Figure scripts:
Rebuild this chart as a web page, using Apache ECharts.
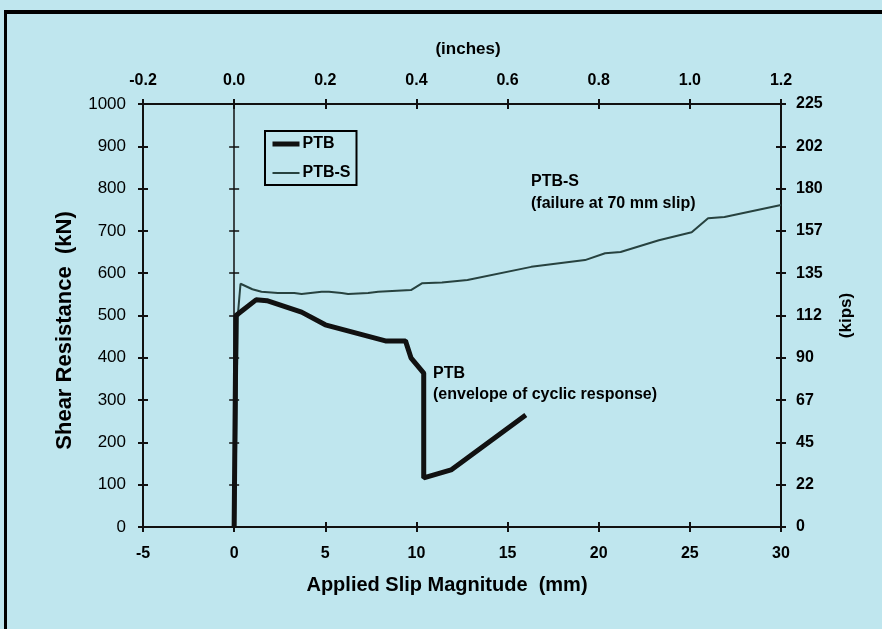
<!DOCTYPE html>
<html><head><meta charset="utf-8">
<script src="https://cdn.jsdelivr.net/npm/echarts@6/dist/echarts.min.js"></script>
<style>html,body{margin:0;padding:0;background:#bfe6ee}#c{width:882px;height:629px}</style>
</head><body><div id="c"></div>
<script>
const ptbX = [0, 0.1, 0.4, 1.2, 1.8, 3.7, 5.0, 8.3, 9.4, 9.7, 10.4, 10.4, 11.9, 16.0];
const ptbY = [0, 500, 510, 537, 535, 508, 478, 440, 440, 400, 364, 116, 135, 265];
const ptbsX = [0.05, 0.2, 0.35, 1.0, 1.5, 2.4, 3.3, 3.7, 4.8, 5.2, 5.9, 6.25, 7.35, 7.9, 9.7, 10.3, 11.4, 12.8, 16.3, 19.25, 20.35, 21.2, 23.3, 25.1, 26.0, 26.9, 30.0];
const ptbsY = [0, 500, 575, 562, 556, 553, 553, 551, 556, 556, 553, 551, 553, 556, 560, 576, 578, 584, 615, 631, 647, 650, 678, 697, 730, 733, 761];
const seriesNames = ['PTB', 'PTB-S'];
const kipsTicks = [0, 22, 45, 67, 90, 112, 135, 157, 180, 202, 225];

const zip = (xs, ys) => xs.map((x, i) => [x, ys[i]]);
const FONT = '"Liberation Sans", Arial, sans-serif';
const gridW = 638;
const zeroOffset = -(5 / 35) * gridW;

const lineAx = {show: true, onZero: false, lineStyle: {color: '#111', width: 2}};
const tickOut = {show: true, length: 5, lineStyle: {color: '#111', width: 2}};
const tickIn = {show: true, inside: true, length: 5, lineStyle: {color: '#111', width: 2}};
const chart = echarts.init(document.getElementById('c'));
chart.setOption({
  backgroundColor: '#bfe6ee',
  animation: false,
  grid: {left: 143, right: 101, top: 104, bottom: 102},
  legend: {
    left: 265, top: 131, orient: 'vertical', itemWidth: 27, itemHeight: 14, itemGap: 13,
    borderColor: '#000', borderWidth: 2, padding: [5, 6, 4, 5],
    itemStyle: {opacity: 0},
    textStyle: {fontFamily: FONT, fontWeight: 'bold', fontSize: 16, color: '#000', padding: [0, 0, 0, -2]},
    data: [
      {name: seriesNames[0], lineStyle: {width: 5, color: '#111'}},
      {name: seriesNames[1], lineStyle: {width: 2, color: '#27423f'}}
    ]
  },
  xAxis: [
    {type: 'value', position: 'bottom', min: -5, max: 30, interval: 5,
      name: 'Applied Slip Magnitude  (mm)', nameLocation: 'middle', nameGap: 48,
      nameTextStyle: {fontFamily: FONT, fontWeight: 'bold', fontSize: 20, color: '#000', padding: [0, 30, 0, 0]},
      axisLine: lineAx, axisTick: tickOut,
      axisLabel: {fontFamily: FONT, fontWeight: 'bold', fontSize: 16, color: '#000', margin: 19},
      splitLine: {show: false}},
    {type: 'value', position: 'top', min: -0.2, max: 1.2, interval: 0.2,
      name: '(inches)', nameLocation: 'middle', nameGap: 46,
      nameTextStyle: {fontFamily: FONT, fontWeight: 'bold', fontSize: 17, color: '#000', padding: [0, 0, 0, 12]},
      axisLine: lineAx, axisTick: tickOut,
      axisLabel: {fontFamily: FONT, fontWeight: 'bold', fontSize: 16, color: '#000', margin: 15,
        formatter: v => v.toFixed(1)},
      splitLine: {show: false}},
    {type: 'value', position: 'bottom', min: -5, max: 30, interval: 5,
      axisLine: lineAx, axisTick: tickIn, axisLabel: {show: false}, splitLine: {show: false}},
    {type: 'value', position: 'top', min: -0.2, max: 1.2, interval: 0.2,
      axisLine: lineAx, axisTick: tickIn, axisLabel: {show: false}, splitLine: {show: false}}
  ],
  yAxis: [
    {type: 'value', position: 'left', min: 0, max: 1000, interval: 100,
      name: 'Shear Resistance  (kN)', nameLocation: 'middle', nameGap: 67,
      nameTextStyle: {fontFamily: FONT, fontWeight: 'bold', fontSize: 22, color: '#000', padding: [0, 30, 0, 0]},
      axisLine: lineAx, axisTick: tickOut,
      axisLabel: {fontFamily: FONT, fontSize: 17, color: '#000', margin: 17, formatter: v => String(v)},
      splitLine: {show: false}},
    {type: 'value', position: 'right', min: 0, max: 225, interval: 22.5,
      name: '(kips)', nameLocation: 'middle', nameGap: 57, nameRotate: 90,
      nameTextStyle: {fontFamily: FONT, fontWeight: 'bold', fontSize: 17, color: '#000'},
      axisLine: lineAx, axisTick: tickOut,
      axisLabel: {fontFamily: FONT, fontWeight: 'bold', fontSize: 16, color: '#000', margin: 15,
        formatter: v => String(kipsTicks[Math.round(v / 22.5)])},
      splitLine: {show: false}},
    {type: 'value', position: 'left', min: 0, max: 1000, interval: 100,
      axisLine: lineAx, axisTick: tickIn, axisLabel: {show: false}, splitLine: {show: false}},
    {type: 'value', position: 'right', min: 0, max: 225, interval: 22.5,
      axisLine: lineAx, axisTick: tickIn, axisLabel: {show: false}, splitLine: {show: false}},
    {type: 'value', position: 'left', offset: zeroOffset, min: 0, max: 1000, interval: 100,
      axisLine: {show: true, onZero: false, lineStyle: {color: '#111', width: 1.5}},
      axisTick: {show: true, inside: true, length: 5, lineStyle: {color: '#111', width: 1.5}},
      axisLabel: {show: false}, splitLine: {show: false}},
    {type: 'value', position: 'left', offset: zeroOffset, min: 0, max: 1000, interval: 100,
      axisLine: {show: false, onZero: false},
      axisTick: {show: true, length: 5, lineStyle: {color: '#111', width: 1.5}},
      axisLabel: {show: false}, splitLine: {show: false}}
  ],
  series: [
    {name: seriesNames[0], type: 'line', xAxisIndex: 0, yAxisIndex: 0, symbol: 'none',
      lineStyle: {color: '#111', width: 5}, itemStyle: {color: '#111'},
      data: zip(ptbX, ptbY), z: 4},
    {name: seriesNames[1], type: 'line', xAxisIndex: 0, yAxisIndex: 0, symbol: 'none',
      lineStyle: {color: '#27423f', width: 2}, itemStyle: {color: '#27423f'},
      data: zip(ptbsX, ptbsY), z: 3}
  ],
  graphic: [
    {type: 'rect', left: 4, top: 10, shape: {width: 878, height: 4}, style: {fill: '#000'}},
    {type: 'rect', left: 4, top: 10, shape: {width: 3, height: 619}, style: {fill: '#000'}},
    {type: 'text', left: 531, top: 174, style: {text: 'PTB-S', font: 'bold 16px ' + FONT, fill: '#000'}},
    {type: 'text', left: 531, top: 196, style: {text: '(failure at 70 mm slip)', font: 'bold 16px ' + FONT, fill: '#000'}},
    {type: 'text', left: 433, top: 366, style: {text: 'PTB', font: 'bold 16px ' + FONT, fill: '#000'}},
    {type: 'text', left: 433, top: 387, style: {text: '(envelope of cyclic response)', font: 'bold 16px ' + FONT, fill: '#000'}}
  ]
});
</script></body></html>
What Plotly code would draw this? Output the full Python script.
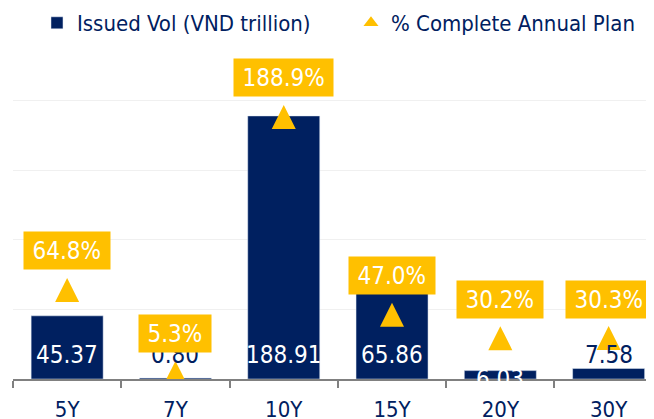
import plotly.graph_objects as go

# ---- data ----
tenors = ["5Y", "7Y", "10Y", "15Y", "20Y", "30Y"]
issued_vol = [45.37, 0.80, 188.91, 65.86, 6.03, 7.58]
pct_plan = [64.8, 5.3, 188.9, 47.0, 30.2, 30.3]

# ---- styles ----
NAVY = "#002060"
GOLD = "#FFC000"
FONT = "DejaVu Sans Condensed, DejaVu Sans, sans-serif"
bar_label_colors = ["white", NAVY, "white", "white", "white", NAVY]
bar_label_shift = [24, 24, 24, 24, 0, 24]

fig = go.Figure()
fig.add_trace(go.Bar(
    x=tenors, y=issued_vol, name="Issued Vol (VND trillion)",
    marker=dict(color=NAVY), width=0.665,
))
fig.add_trace(go.Scatter(
    x=tenors, y=pct_plan, yaxis="y2", mode="markers", showlegend=False,
    marker=dict(symbol="arrow-up", size=24, color=GOLD),
))
# legend entry for the triangle series
fig.add_trace(go.Scatter(
    x=[None], y=[None], yaxis="y2", mode="markers",
    name="% Complete Annual Plan",
    marker=dict(symbol="triangle-up", size=13, color=GOLD),
))

annotations = []
for t, v, c, s in zip(tenors, issued_vol, bar_label_colors, bar_label_shift):
    annotations.append(dict(
        x=t, y=0, xref="x", yref="y", text=f"{v:.2f}", showarrow=False,
        yshift=s, font=dict(family=FONT, size=24, color=c),
    ))
for t, v in zip(tenors, pct_plan):
    annotations.append(dict(
        x=t, y=v, xref="x", yref="y2", text=f"{v:.1f}%", showarrow=False,
        yshift=27, bgcolor=GOLD, borderpad=8.5, height=20,
        font=dict(family=FONT, size=24, color="white"),
    ))

# page body has an 8px default margin, so the figure is sized to fit the window
fig.update_layout(
    width=646, height=411,
    margin=dict(l=5, r=0, t=23, b=40, autoexpand=False),
    paper_bgcolor="white", plot_bgcolor="white",
    font=dict(family=FONT, color=NAVY),
    showlegend=True,
    legend=dict(
        orientation="h", x=0.0374, xanchor="left", y=1.023, yanchor="middle",
        font=dict(family=FONT, size=22, color=NAVY),
        entrywidth=269, bgcolor="rgba(0,0,0,0)",
    ),
    xaxis=dict(
        type="category", range=[-0.5, 5.419],
        showline=True, linecolor="#808080", linewidth=1.5,
        ticks="outside", tickson="boundaries", ticklen=7,
        tickcolor="#808080", tickwidth=1.5,
        tickfont=dict(family=FONT, size=22, color=NAVY),
        ticklabelstandoff=10,
        showgrid=False,
    ),
    yaxis=dict(
        range=[0, 249.9], dtick=50, showticklabels=False,
        showgrid=True, gridcolor="#F0F0F0", gridwidth=1, zeroline=False,
    ),
    yaxis2=dict(
        overlaying="y", range=[-7.7, 241.9], visible=False,
    ),
    annotations=annotations,
    bargap=0.335,
)

fig.write_html("out.html")
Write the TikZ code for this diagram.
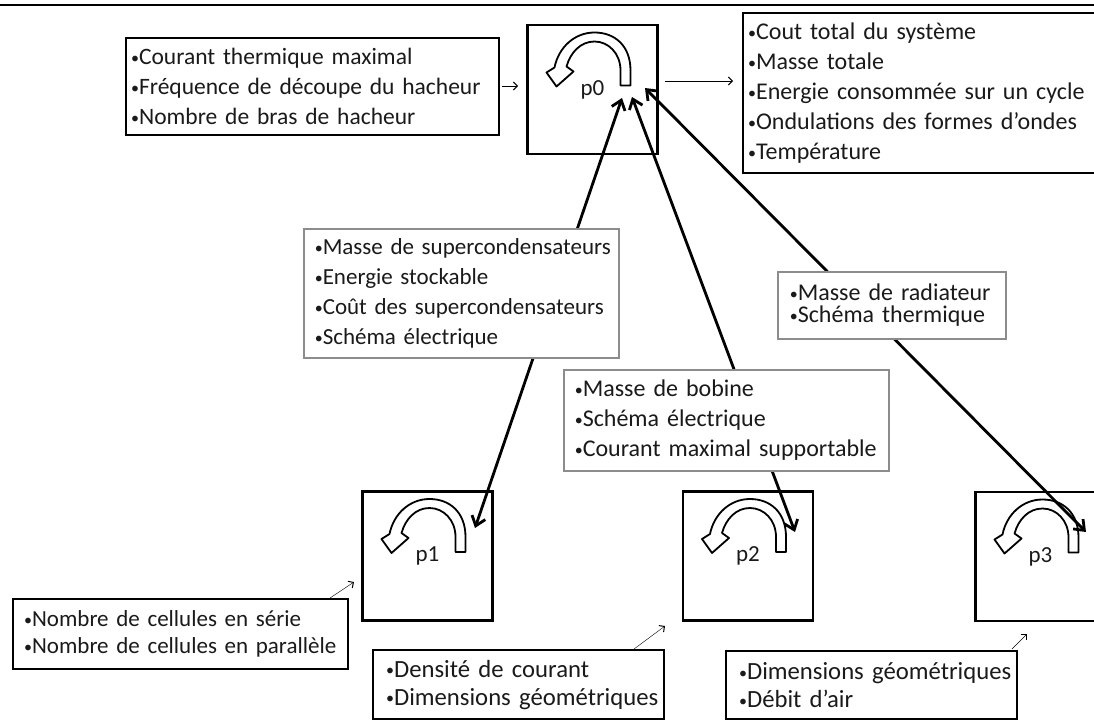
\documentclass[tikz,border=0pt]{standalone}
\usepackage{fontspec}
\setmainfont{Carlito}
\usetikzlibrary{arrows.meta,calc}
\definecolor{txt}{HTML}{1A1A1A}
\definecolor{thin}{HTML}{808080}
\definecolor{lbl}{HTML}{8C8C8C}
\newcommand{\bu}{\raisebox{1.2pt}{\fontsize{16}{16}\selectfont •}}
\newcommand{\li}[1]{\mbox{\bu #1}}
\tikzset{
  box/.style={anchor=north west, align=left, inner xsep=5pt, inner ysep=0pt,
    fill=white, text=txt, font=\fontsize{24}{30}\selectfont},
  iobox/.style={box, draw=black, line width=2.2pt},
  lblbox/.style={box, draw=lbl, line width=1.6pt},
  bigtext/.style={font=\fontsize{24.7}{28}\selectfont},
  pbox/.style={draw=black, line width=2.5pt, minimum width=130, minimum height=129,
    inner sep=0pt, text=txt, font=\fontsize{23}{26}\selectfont},
  mainarrow/.style={line width=2.8pt, black,
    {Straight Barb[length=9pt,width=14pt,line width=2.8pt]}-{Straight Barb[length=9pt,width=14pt,line width=2.8pt]}},
  thinarrow/.style={line width=1pt, thin, -{Straight Barb[length=4pt,width=8pt,line width=1pt]}},
  uturn/.pic={
    \draw[line width=1.8pt, fill=white, line join=round]
      (36,0) -- (36,-15) .. controls (36,-40) and (20,-53) .. (0,-53)
      .. controls (-20,-53) and (-36,-38) .. (-40,-18)
      -- (-48,-13) -- (-38,1) -- (-21,-14) -- (-28,-19)
      .. controls (-24,-33) and (-14,-44) .. (0,-44)
      .. controls (14,-44) and (26,-32) .. (26,-15) -- (26,0) -- cycle;
  }
}
\begin{document}
\begin{tikzpicture}[x=1pt,y=-1pt]
\useasboundingbox (0,0) rectangle (1094,720);
\clip (0,0) rectangle (1094,720);
\draw[line width=2pt] (0,5) -- (1094,5);

% optimisation boxes
\node[pbox] (p0) at (592.5,89.5) {p0};
\node[pbox] (p1) at (427.5,556) {p1};
\node[pbox] (p2) at (748,556) {p2};
\node[pbox] (p3) at (1040.5,556.5) {p3};
\foreach \p in {p0,p1,p2,p3} \pic at ($(\p.center)+(2,-4)$) {uturn};

% input / output boxes
\node[iobox, inner xsep=5pt, minimum width=373, minimum height=97, text width=363,
      font=\fontsize{23.5}{30}\selectfont] (in0) at (125,37)
 {\li{Courant thermique maximal}\\\li{Fréquence de découpe du hacheur}\\\li{Nombre de bras de hacheur}};
\node[iobox, inner xsep=5pt, minimum width=362, minimum height=160, text width=352] (out0) at (742,12)
 {\li{Cout total du système}\\\li{Masse totale}\\\li{Energie consommée sur un cycle}\\\li{Ondulations des formes d'ondes}\\\li{Température}};
\node[iobox, inner xsep=11pt, minimum width=335, minimum height=70, text width=313,
      font=\fontsize{23}{27}\selectfont] (in1) at (12,598)
 {\li{Nombre de cellules en série}\\\li{Nombre de cellules en parallèle}};
\node[iobox, bigtext, inner xsep=13pt, minimum width=291, minimum height=69, text width=265] (in2) at (372,649)
 {\li{Densité de courant}\\\li{Dimensions géométriques}};
\node[iobox, bigtext, inner xsep=13pt, minimum width=291, minimum height=68, text width=265] (in3) at (725,650)
 {\li{Dimensions géométriques}\\\li{Débit d'air}};

% connector end points
\coordinate (p0a) at (622,98);
\coordinate (p0b) at (632,97);
\coordinate (p0c) at (645,88);
\coordinate (p1a) at (475,528);
\coordinate (p2a) at (795,532);
\coordinate (p3a) at (1086,532);

\draw[mainarrow] (p1a) -- (p0a);
\draw[mainarrow] (p2a) -- (p0b);
\draw[mainarrow] (p3a) -- (p0c);

% label boxes on connectors
\node[lblbox, inner xsep=11pt, minimum width=315, minimum height=129, text width=293,
      font=\fontsize{23}{30}\selectfont] (l1) at (303,228)
 {\li{Masse de supercondensateurs}\\\li{Energie stockable}\\\li{Coût des supercondensateurs}\\\li{Schéma électrique}};
\node[lblbox, inner xsep=11pt, minimum width=325, minimum height=101, text width=303] (l2) at (563,369)
 {\li{Masse de bobine}\\\li{Schéma électrique}\\\li{Courant maximal supportable}};
\node[lblbox, inner xsep=12pt, minimum width=228, minimum height=67, text width=204,
      font=\fontsize{24}{22}\selectfont] (l3) at (777,271)
 {\li{Masse de radiateur}\\\li{Schéma thermique}};

% thin arrows
\coordinate (a0s) at (502,86);
\coordinate (a0e) at (518,86);
\coordinate (b0s) at (665,81);
\coordinate (b0e) at (733,81);
\coordinate (a1s) at (330,598);
\coordinate (a1e) at (354,582);
\coordinate (a2s) at (634,649);
\coordinate (a2e) at (665,626);
\coordinate (a3s) at (1012,649);
\coordinate (a3e) at (1027,634);
\draw[thinarrow] (a0s) -- (a0e);
\draw[thinarrow] (b0s) -- (b0e);
\draw[thinarrow] (a1s) -- (a1e);
\draw[thinarrow] (a2s) -- (a2e);
\draw[thinarrow] (a3s) -- (a3e);
\end{tikzpicture}
\end{document}
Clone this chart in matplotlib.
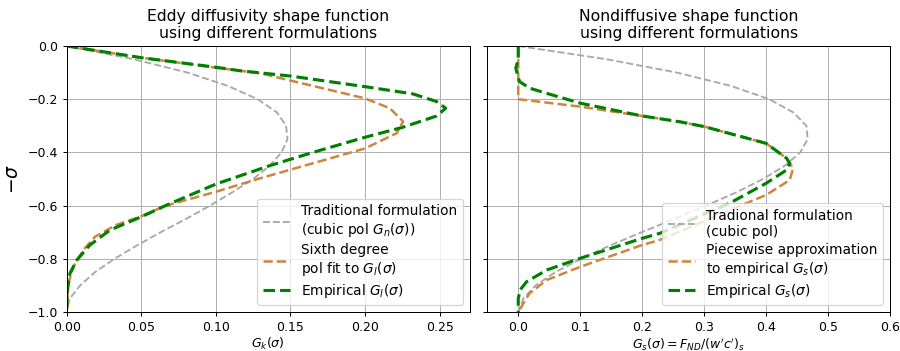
"""
Shape functions for eddy diffusivity and nondiffusive flux,
comparing the traditional cubic polynomial with empirical profiles.
"""

import numpy as np
from matplotlib import pyplot

# Traditional cubic polynomial, read at sigma = 0, 0.05, ..., 1.0
sigma_cubic = [0.0, 0.05, 0.10, 0.15, 0.20, 0.25, 0.30, 0.35, 0.40, 0.45, 0.50,
               0.55, 0.60, 0.65, 0.70, 0.75, 0.80, 0.85, 0.90, 0.95, 1.0]
gk_cubic = [0.0, 0.045, 0.081, 0.108, 0.128, 0.141, 0.147, 0.148, 0.144, 0.136, 0.125,
            0.111, 0.096, 0.080, 0.063, 0.047, 0.032, 0.019, 0.009, 0.002, 0.0]
gs_cubic = [0.0, 0.143, 0.256, 0.343, 0.405, 0.444, 0.465, 0.467, 0.455, 0.430, 0.395,
            0.352, 0.303, 0.252, 0.199, 0.148, 0.101, 0.060, 0.028, 0.008, 0.0]

# Sixth degree polynomial fit to G_l
sigma_poly = [0.0, 0.044, 0.080, 0.103, 0.130, 0.197, 0.234, 0.284, 0.328, 0.385, 0.460,
              0.500, 0.548, 0.601, 0.640, 0.673, 0.717, 0.767, 0.830, 0.892, 1.0]
gk_poly = [0.0, 0.050, 0.098, 0.130, 0.150, 0.200, 0.2166, 0.2255, 0.2211, 0.200, 0.153,
           0.128, 0.100, 0.066, 0.050, 0.033, 0.019, 0.0111, 0.0045, 0.0011, 0.0]

# Empirical G_l
sigma_emp_k = [0.0, 0.044, 0.080, 0.093, 0.113, 0.153, 0.180, 0.209, 0.234, 0.263, 0.306,
               0.343, 0.400, 0.450, 0.519, 0.598, 0.642, 0.692, 0.748, 0.805, 0.855,
               0.917, 1.0]
gk_emp = [0.0, 0.050, 0.100, 0.116, 0.150, 0.200, 0.232, 0.248, 0.254, 0.248, 0.225,
          0.200, 0.165, 0.136, 0.100, 0.067, 0.050, 0.029, 0.0156, 0.0067, 0.0022,
          0.0005, 0.0]

# Piecewise approximation to empirical G_s
sigma_pw = [0.0, 0.196, 0.200, 0.228, 0.263, 0.285, 0.303, 0.366, 0.422, 0.460, 0.504,
            0.560, 0.591, 0.729, 0.748, 0.830, 0.880, 0.930, 1.0]
gs_pw = [0.0, 0.0, 0.0, 0.100, 0.200, 0.261, 0.300, 0.400, 0.433, 0.4435, 0.438,
         0.400, 0.368, 0.2285, 0.200, 0.100, 0.0457, 0.018, 0.0]

# Empirical G_s
sigma_emp_s = [0.0, 0.050, 0.084, 0.134, 0.159, 0.178, 0.215, 0.263, 0.285, 0.303, 0.366,
               0.422, 0.441, 0.466, 0.516, 0.591, 0.704, 0.723, 0.798, 0.842, 0.886,
               0.917, 0.950, 1.0]
gs_emp = [0.0, 0.0, -0.004, 0.002, 0.019, 0.046, 0.100, 0.200, 0.261, 0.300, 0.400,
          0.433, 0.438, 0.433, 0.400, 0.341, 0.2285, 0.200, 0.100, 0.046, 0.0135,
          0.003, 0.0, 0.0]

fig, (ax1, ax2) = pyplot.subplots(1, 2, figsize=(10.0, 3.9), sharey=True)
fig.subplots_adjust(left=0.0741, right=0.989, bottom=0.111, top=0.869, wspace=0.044)

# Left panel: eddy diffusivity
ax1.plot(gk_cubic, -np.array(sigma_cubic), color='darkgray', linestyle='--', linewidth=1.5,
         label='Traditional formulation\n(cubic pol $G_n(\\sigma)$)')
ax1.plot(gk_poly, -np.array(sigma_poly), color='peru', linestyle='--', linewidth=2.0,
         label='Sixth degree\npol fit to $G_l(\\sigma)$')
ax1.plot(gk_emp, -np.array(sigma_emp_k), color='green', linestyle='--', linewidth=2.5,
         label='Empirical $G_l(\\sigma)$')
ax1.set_title('Eddy diffusivity shape function\nusing different formulations', fontsize=12.5)
ax1.set_xlabel('$G_k(\\sigma)$', labelpad=2)
ax1.set_ylabel('$-\\sigma$', fontsize=15)
ax1.set_xlim(0.0, 0.27)
ax1.set_ylim(-1.0, 0.0)
ax1.set_xticks([0.0, 0.05, 0.10, 0.15, 0.20, 0.25])
ax1.grid()
ax1.legend(loc='lower right', fontsize=11, labelspacing=0.3)

# Right panel: nondiffusive flux
ax2.plot(gs_cubic, -np.array(sigma_cubic), color='darkgray', linestyle='--', linewidth=1.5,
         label='Tradional formulation\n(cubic pol)')
ax2.plot(gs_pw, -np.array(sigma_pw), color='peru', linestyle='--', linewidth=2.0,
         label='Piecewise approximation\nto empirical $G_s(\\sigma)$')
ax2.plot(gs_emp, -np.array(sigma_emp_s), color='green', linestyle='--', linewidth=2.5,
         label='Empirical $G_s(\\sigma)$')
ax2.set_title('Nondiffusive shape function\nusing different formulations', fontsize=12.5)
ax2.set_xlabel("$G_s(\\sigma) = F_{ND}/(w'c')_s$", labelpad=2)
ax2.set_xlim(-0.05, 0.6)
ax2.set_xticks([0.0, 0.1, 0.2, 0.3, 0.4, 0.5, 0.6])
ax2.grid()
ax2.legend(loc='lower right', fontsize=11, labelspacing=0.3)

fig.savefig('out.png', dpi=90)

Exercise objective: What's needed is an exact copy of the lines above from the one with "What Plotly code" through the one with "pct_plan = [64.8, 5.3, 188.9, 47.0, 30.2, 30.3]", both included; the pictures stay out.

Task result:
What Plotly code would draw this? Output the full Python script.
import plotly.graph_objects as go

# ---- data ----
tenors = ["5Y", "7Y", "10Y", "15Y", "20Y", "30Y"]
issued_vol = [45.37, 0.80, 188.91, 65.86, 6.03, 7.58]
pct_plan = [64.8, 5.3, 188.9, 47.0, 30.2, 30.3]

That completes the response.